## PROBLEM STATEMENT
Only the lines from the top of the listing below to the line that has "minimum width=560pt, minimum" should be echoed, with both ends kept and pictures left out.

===== DATASET CONTENT

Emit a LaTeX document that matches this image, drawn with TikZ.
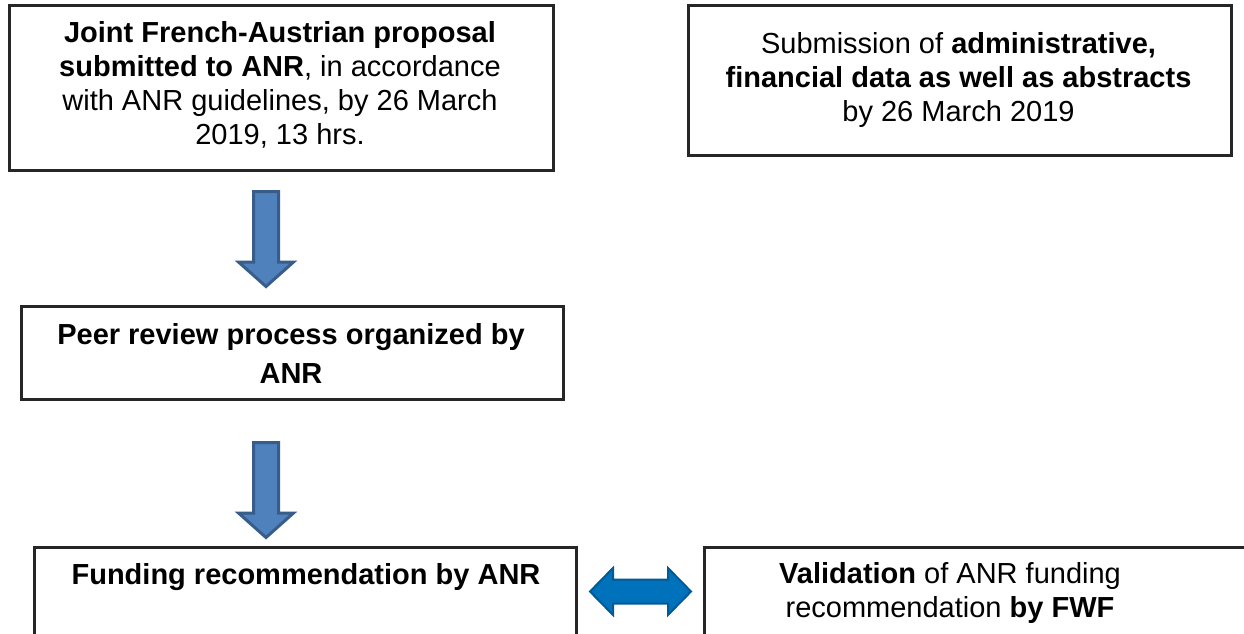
\documentclass[tikz,border=0pt]{standalone}
\usepackage{fontspec}
\setmainfont{Liberation Sans}
\usetikzlibrary{calc}
\definecolor{arrfill}{RGB}{79,129,189}
\definecolor{arrline}{RGB}{56,93,138}
\definecolor{dblfill}{RGB}{0,114,188}
\definecolor{dblline}{RGB}{0,90,150}
\begin{document}
\begin{tikzpicture}[x=1pt,y=-1pt,
  box/.style={draw=black!85, line width=2.5pt, fill=white, anchor=north west, inner sep=0pt},
  txt/.style={align=center, inner sep=0pt, font=\fontsize{29}{34}\selectfont},
  downarr/.style={fill=arrfill, draw=arrline, line width=3pt, line join=miter},
  dblarr/.style={fill=dblfill, draw=dblline, line width=2pt, line join=miter}]
\useasboundingbox (0,0) rectangle (1244,633);
\clip (0,0) rectangle (1244,633);
\fill[white] (0,0) rectangle (1244,633);

% boxes
\node[box, minimum width=544pt, minimum height=165pt] (b1) at (8,4) {};
\node[box, minimum width=543pt, minimum height=150pt] (b2) at (687,4) {};
\node[box, minimum width=542pt, minimum height=93pt] (b3) at (20,305) {};
\node[box, minimum width=542pt, minimum height=160pt] (b4) at (33,546) {};
\node[box, minimum width=560pt, minimum height=160pt] (b5) at (703,546) {};

% texts
\node[txt] (t1) at (280,85) {\textbf{Joint French-Austrian proposal}\\
  \textbf{submitted to ANR}, in accordance\\
  with ANR guidelines, by 26 March\\
  2019, 13 hrs.};
\node[txt] (t2) at (958.5,80) {Submission of \textbf{administrative,}\\
  \textbf{financial data as well as abstracts}\\
  by 26 March 2019};
\node[txt, font=\fontsize{29}{39}\selectfont] (t3) at (291,353) {\textbf{Peer review process organized by}\\ \textbf{ANR}};
\node[txt] (t4) at (306,577) {\textbf{Funding recommendation by ANR}};
\node[txt] (t5) at (950,593) {\textbf{Validation} of ANR funding\\
  recommendation \textbf{by FWF}};

% down arrows
\coordinate (a1) at (266,191.5);
\coordinate (a2) at (266,442.5);
\draw[downarr] (a1) ++(-12.5,0) -- ++(25,0) -- ++(0,70.5) -- ++(15,0)
  -- ($(a1)+(0,95)$) -- ($(a1)+(-27.5,70.5)$) -- ++(15,0) -- cycle;
\draw[downarr] (a2) ++(-12.5,0) -- ++(25,0) -- ++(0,70.5) -- ++(15,0)
  -- ($(a2)+(0,95)$) -- ($(a2)+(-27.5,70.5)$) -- ++(15,0) -- cycle;

% double arrow
\coordinate (d) at (640.5,591.5);
\draw[dblarr] ($(d)+(-50.5,0)$) -- ++(23,-23.5) -- ++(0,11.5) -- ++(55,0)
  -- ++(0,-11.5) -- ++(23,23.5) -- ++(-23,23.5) -- ++(0,-11.5) -- ++(-55,0)
  -- ++(0,11.5) -- cycle;
\end{tikzpicture}
\end{document}
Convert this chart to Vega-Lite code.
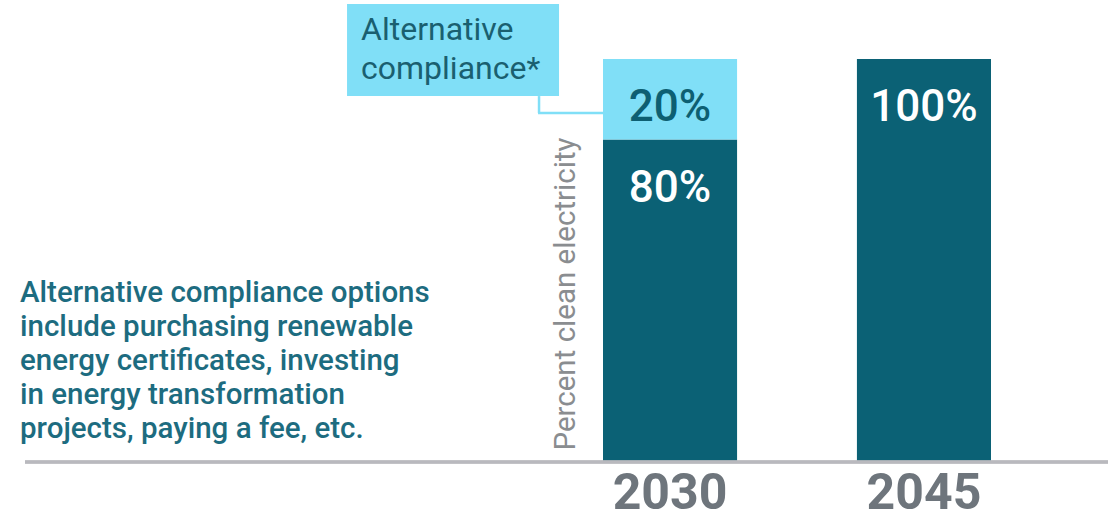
{
  "$schema": "https://vega.github.io/schema/vega-lite/v6.json",
  "width": 1083,
  "height": 403,
  "autosize": {"type": "none"},
  "padding": {"left": 25, "top": 59, "right": 8, "bottom": 57},
  "background": "white",
  "config": {"view": {"stroke": null}, "font": "Roboto"},
  "datasets": {
    "shares": [
      {"year": "2030", "segment": "Clean electricity", "share": 0.8},
      {"year": "2030", "segment": "Alternative compliance", "share": 0.2},
      {"year": "2045", "segment": "Clean electricity", "share": 1.0}
    ],
    "callout": [
      {"year": "2030", "note": "Alternative\ncompliance*"}
    ],
    "footnote": [
      {"year": "2030", "note": "Alternative compliance options\ninclude purchasing renewable\nenergy certificates, investing\nin energy transformation\nprojects, paying a fee, etc."}
    ]
  },
  "encoding": {
    "x": {
      "field": "year",
      "type": "nominal",
      "scale": {"domain": ["2030", "2045"], "range": [578, 966], "paddingInner": 0.472, "paddingOuter": 0},
      "axis": {
        "title": null,
        "ticks": false,
        "domain": false,
        "labelAngle": 0,
        "labelFont": "Roboto",
        "labelFontSize": 50,
        "labelFontWeight": "bold",
        "labelColor": "#6e757c",
        "labelPadding": 6
      }
    }
  },
  "layer": [
    {
      "data": {"name": "shares"},
      "mark": {"type": "bar"},
      "encoding": {
        "y": {
          "field": "share",
          "type": "quantitative",
          "stack": "zero",
          "scale": {"domain": [0, 1], "nice": false},
          "axis": {
            "title": "Percent clean electricity",
            "labels": false,
            "ticks": false,
            "domain": false,
            "grid": false,
            "titleFont": "Roboto",
            "titleFontSize": 29.5,
            "titleFontWeight": "normal",
            "titleColor": "#8a8d90",
            "titleAngle": 270,
            "titleAlign": "left",
            "titleBaseline": "alphabetic",
            "titleX": 549,
            "titleY": 391
          }
        },
        "color": {
          "field": "segment",
          "type": "nominal",
          "scale": {"domain": ["Clean electricity", "Alternative compliance"], "range": ["#0b6175", "#80dff7"]},
          "legend": null
        },
        "order": {"field": "segment", "sort": "descending"}
      }
    },
    {
      "data": {"name": "shares"},
      "mark": {"type": "rule", "color": "#b9b9be", "strokeWidth": 3},
      "encoding": {
        "x": null,
        "y": {"datum": 0}
      }
    },
    {
      "data": {"name": "shares"},
      "mark": {"type": "text", "baseline": "alphabetic", "dy": 62, "fontSize": 44, "fontWeight": 500, "font": "Roboto"},
      "encoding": {
        "y": {"field": "share", "type": "quantitative", "stack": "zero"},
        "detail": {"field": "segment"},
        "order": {"field": "segment", "sort": "descending"},
        "text": {"field": "share", "type": "quantitative", "format": ".0%"},
        "color": {
          "condition": {"test": "datum.segment === 'Alternative compliance'", "value": "#0d5f72"},
          "value": "#ffffff"
        }
      }
    },
    {
      "data": {"name": "callout"},
      "mark": {"type": "rect", "width": 212, "xOffset": -217, "color": "#80dff7"},
      "encoding": {
        "y": {"datum": 1.1365},
        "y2": {"datum": 0.908}
      }
    },
    {
      "data": {"name": "callout"},
      "mark": {"type": "rule", "xOffset": -131, "color": "#80dff7", "strokeWidth": 2.5},
      "encoding": {
        "y": {"datum": 0.908},
        "y2": {"datum": 0.866}
      }
    },
    {
      "data": {"name": "callout"},
      "mark": {"type": "rule", "xOffset": -132, "x2Offset": -67, "color": "#80dff7", "strokeWidth": 2.5},
      "encoding": {
        "x2": {"field": "year"},
        "y": {"datum": 0.866}
      }
    },
    {
      "data": {"name": "callout"},
      "mark": {"type": "text", "align": "left", "baseline": "alphabetic", "dx": -309, "lineBreak": "\n", "lineHeight": 39, "fontSize": 32, "font": "Roboto", "color": "#1a5f70"},
      "encoding": {
        "y": {"datum": 1.047},
        "text": {"field": "note"}
      }
    },
    {
      "data": {"name": "footnote"},
      "mark": {"type": "text", "align": "left", "baseline": "alphabetic", "dx": -650, "lineBreak": "\n", "lineHeight": 34, "fontSize": 29.5, "fontWeight": 500, "font": "Roboto", "color": "#1d6c80"},
      "encoding": {
        "y": {"datum": 0.397},
        "text": {"field": "note"}
      }
    }
  ]
}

==========

## THE SOLUTION
Emit a LaTeX document that matches this image, drawn with TikZ.
\documentclass[tikz,border=0pt]{standalone}
\usepackage{fontspec}
\setmainfont{Liberation Sans}
\usetikzlibrary{calc}
\definecolor{arrfill}{RGB}{79,129,189}
\definecolor{arrline}{RGB}{56,93,138}
\definecolor{dblfill}{RGB}{0,114,188}
\definecolor{dblline}{RGB}{0,90,150}
\begin{document}
\begin{tikzpicture}[x=1pt,y=-1pt,
  box/.style={draw=black!85, line width=2.5pt, fill=white, anchor=north west, inner sep=0pt},
  txt/.style={align=center, inner sep=0pt, font=\fontsize{29}{34}\selectfont},
  downarr/.style={fill=arrfill, draw=arrline, line width=3pt, line join=miter},
  dblarr/.style={fill=dblfill, draw=dblline, line width=2pt, line join=miter}]
\useasboundingbox (0,0) rectangle (1244,633);
\clip (0,0) rectangle (1244,633);
\fill[white] (0,0) rectangle (1244,633);

% boxes
\node[box, minimum width=544pt, minimum height=165pt] (b1) at (8,4) {};
\node[box, minimum width=543pt, minimum height=150pt] (b2) at (687,4) {};
\node[box, minimum width=542pt, minimum height=93pt] (b3) at (20,305) {};
\node[box, minimum width=542pt, minimum height=160pt] (b4) at (33,546) {};
\node[box, minimum width=560pt, minimum height=160pt] (b5) at (703,546) {};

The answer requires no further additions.